EXERCISE DESCRIPTION - Output all the data exactly. Pictures do not belong in the copy.

SUPPLIED MATERIAL -
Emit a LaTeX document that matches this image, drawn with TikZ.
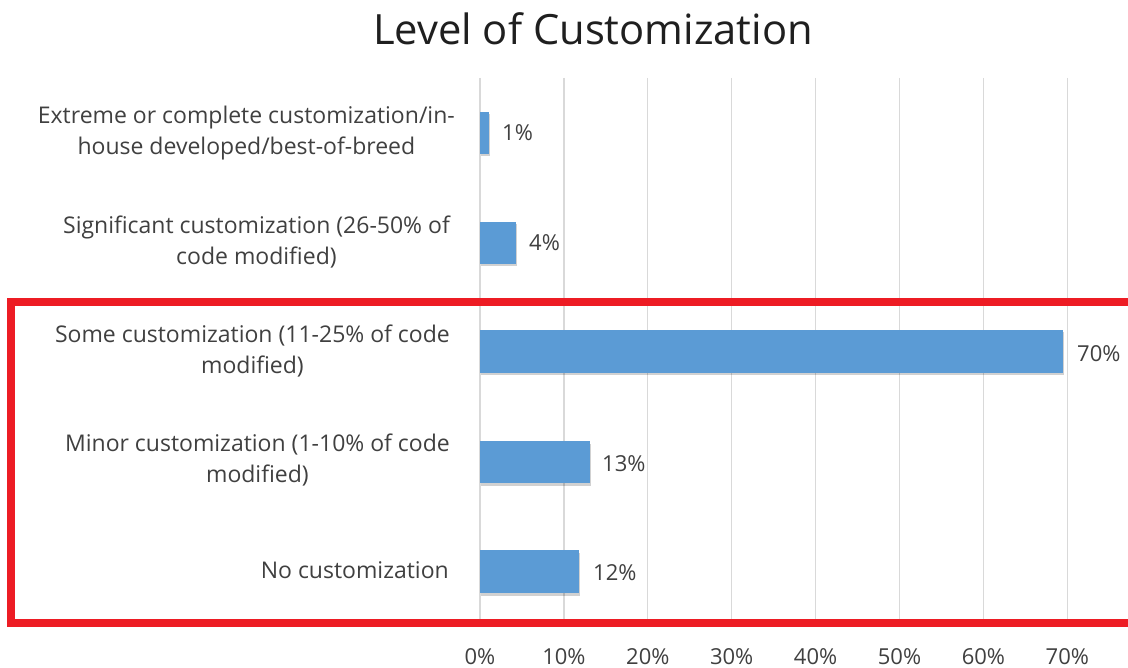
\documentclass[tikz,border=0pt]{standalone}
\usepackage{fontspec}
\setmainfont{Open Sans}
\usetikzlibrary{shadows}
\definecolor{barblue}{HTML}{5B9BD5}
\definecolor{gridgray}{HTML}{D9D9D9}
\definecolor{txtgray}{HTML}{404040}
\definecolor{hlred}{HTML}{ED1C24}
\tikzset{
  catlabel/.style={anchor=east, align=center, text=txtgray, font=\fontsize{23}{31}\selectfont, inner sep=0pt},
  vallabel/.style={anchor=west, text=txtgray, font=\fontsize{22}{26}\selectfont, inner sep=0pt},
  ticklabel/.style={anchor=base, text=txtgray, font=\fontsize{22}{26}\selectfont, inner sep=0pt},
  barbox/.style={fill=barblue, draw=none, drop shadow={shadow xshift=1pt, shadow yshift=-2.5pt, opacity=0.18, fill=black}},
  gridline/.style={draw=gridgray, line width=1.3pt},
  hlbox/.style={draw=hlred, line width=8pt}
}
\begin{document}
\begin{tikzpicture}[x=1pt,y=-1pt]
\useasboundingbox (0,0) rectangle (1128,668);
\fill[white] (0,0) rectangle (1128,668);
% grid
\foreach \k in {0,...,7} {
  \draw[gridline] ({480+83.9*\k},78) -- ({480+83.9*\k},622);
}
% title
\node[anchor=base, font=\fontsize{41.7}{50}\selectfont, text=black!88, inner sep=0pt] (title) at (593,45) {Level of Customization};
% bars
\path[barbox] (480,112) rectangle (489,154) coordinate (b1);
\path[barbox] (480,222) rectangle (516,264) coordinate (b2);
\path[barbox] (480,330) rectangle (1063,373) coordinate (b3);
\path[barbox] (480,441) rectangle (590,483) coordinate (b4);
\path[barbox] (480,550) rectangle (579,593) coordinate (b5);
% value labels
\node[vallabel] (v1) at (502,133) {1\%};
\node[vallabel] (v2) at (529,243) {4\%};
\node[vallabel] (v3) at (1077,354) {70\%};
\node[vallabel] (v4) at (602,464) {13\%};
\node[vallabel] (v5) at (593,573) {12\%};
% category labels
\node[catlabel] (c1) at (455,133) {Extreme or complete customization/in-\\house developed/best-of-breed};
\node[catlabel] (c2) at (450,242) {Significant customization (26-50\% of\\code modified)};
\node[catlabel] (c3) at (450,351) {Some customization (11-25\% of code\\modified)};
\node[catlabel] (c4) at (450,460) {Minor customization (1-10\% of code\\modified)};
\node[catlabel] (c5) at (449,570) {No customization};
% tick labels
\foreach \k/\t in {0/0\%,1/10\%,2/20\%,3/30\%,4/40\%,5/50\%,6/60\%,7/70\%} {
  \node[ticklabel] (t\k) at ({480+83.9*\k},664) {\t};
}
% highlight box
\begin{scope}
\clip (0,0) rectangle (1128,668);
\draw[hlbox] (11,302) rectangle (1140,623);
\end{scope}
\end{tikzpicture}
\end{document}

COMPLETE ANSWER -
Emit a LaTeX document that matches this image, drawn with TikZ.
\documentclass[tikz,border=0pt]{standalone}
\usepackage{fontspec}
\setmainfont{Open Sans}
\usetikzlibrary{shadows}
\definecolor{barblue}{HTML}{5B9BD5}
\definecolor{gridgray}{HTML}{D9D9D9}
\definecolor{txtgray}{HTML}{404040}
\definecolor{hlred}{HTML}{ED1C24}
\tikzset{
  catlabel/.style={anchor=east, align=center, text=txtgray, font=\fontsize{23}{31}\selectfont, inner sep=0pt},
  vallabel/.style={anchor=west, text=txtgray, font=\fontsize{22}{26}\selectfont, inner sep=0pt},
  ticklabel/.style={anchor=base, text=txtgray, font=\fontsize{22}{26}\selectfont, inner sep=0pt},
  barbox/.style={fill=barblue, draw=none, drop shadow={shadow xshift=1pt, shadow yshift=-2.5pt, opacity=0.18, fill=black}},
  gridline/.style={draw=gridgray, line width=1.3pt},
  hlbox/.style={draw=hlred, line width=8pt}
}
\begin{document}
\begin{tikzpicture}[x=1pt,y=-1pt]
\useasboundingbox (0,0) rectangle (1128,668);
\fill[white] (0,0) rectangle (1128,668);
% grid
\foreach \k in {0,...,7} {
  \draw[gridline] ({480+83.9*\k},78) -- ({480+83.9*\k},622);
}
% title
\node[anchor=base, font=\fontsize{41.7}{50}\selectfont, text=black!88, inner sep=0pt] (title) at (593,45) {Level of Customization};
% bars
\path[barbox] (480,112) rectangle (489,154) coordinate (b1);
\path[barbox] (480,222) rectangle (516,264) coordinate (b2);
\path[barbox] (480,330) rectangle (1063,373) coordinate (b3);
\path[barbox] (480,441) rectangle (590,483) coordinate (b4);
\path[barbox] (480,550) rectangle (579,593) coordinate (b5);
% value labels
\node[vallabel] (v1) at (502,133) {1\%};
\node[vallabel] (v2) at (529,243) {4\%};
\node[vallabel] (v3) at (1077,354) {70\%};
\node[vallabel] (v4) at (602,464) {13\%};
\node[vallabel] (v5) at (593,573) {12\%};
% category labels
\node[catlabel] (c1) at (455,133) {Extreme or complete customization/in-\\house developed/best-of-breed};
\node[catlabel] (c2) at (450,242) {Significant customization (26-50\% of\\code modified)};
\node[catlabel] (c3) at (450,351) {Some customization (11-25\% of code\\modified)};
\node[catlabel] (c4) at (450,460) {Minor customization (1-10\% of code\\modified)};
\node[catlabel] (c5) at (449,570) {No customization};
% tick labels
\foreach \k/\t in {0/0\%,1/10\%,2/20\%,3/30\%,4/40\%,5/50\%,6/60\%,7/70\%} {
  \node[ticklabel] (t\k) at ({480+83.9*\k},664) {\t};
}
% highlight box
\begin{scope}
\clip (0,0) rectangle (1128,668);
\draw[hlbox] (11,302) rectangle (1140,623);
\end{scope}
\end{tikzpicture}
\end{document}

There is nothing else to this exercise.